La inercia en el lenguaje es la herencia de la inercia en la conducta. Ambas se aprenden por imitación y presión social y no hay mayores problemas en el desarrollo de una personalidad que ambicionar, no ya el calco -puesto que esa imitación puede ser un punto de partida válido-, sino el hueco al que amoldarse y encajar — por moda, imagen pública o conveniencia, ya sea directa o de rebote. Y esto no siempre ocurre por razones disculpables como el miedo al aislamiento de la masa o las represalias por disentir.
La globalización de las capacidades comunicativas ha permitido que, más que nunca, el disenso sea repudiado. No sólo desde diferentes estratos sociales sino también en círculos más homogéneos. La moda aparece en forma de propaganda o publicidad, se establece como canon y -tal cual sucedió con aquellos leminos a los que la productora Disney hizo suicidar en el infame documental «White Wilderness» (1958)- se explotan las debilidades y miedos de la masa para empujar las cobayas al abismo del desahucio de identidad.
A base de creer y asimilar una falacia o frivolidad repetida más allá del hartazgo, la mascarada se vuelve tan poderosa que hasta las víctimas participan de ella; y, mediante el fanatismo, colaboran en el descalabro del resto a modo de oleada. Llega un momento en que el miedo a apartarse del pensamiento único es más poderoso que el miedo a la equivocación, a la ignorancia o la pérdida de dignidad.

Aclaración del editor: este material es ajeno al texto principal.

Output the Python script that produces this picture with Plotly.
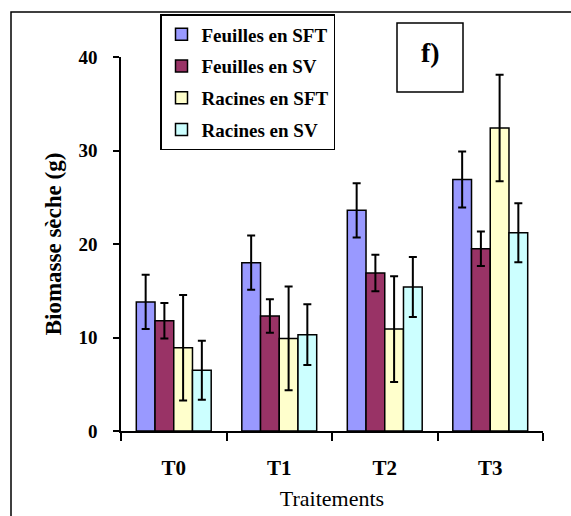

La esperanza de una realización personal automática basada en la mera pertenencia a un supergrupo reafirma -sin otra necesidad que la de repetir mantras a modo de verdades categóricas- la lealtad más irracional posible. Esta explotación es tan poderosa que su viralidad ha sido aprovechada desde los comienzos de la Teoría de la Propaganda, no por Joseph Goebbels como es frecuente oír, sino décadas antes, por el publicista Edward Bernays y el periodista Walter Lippmann, con la intención de incitar el apoyo popular para la participación de EE.UU. en la Primera Guerra Mundial.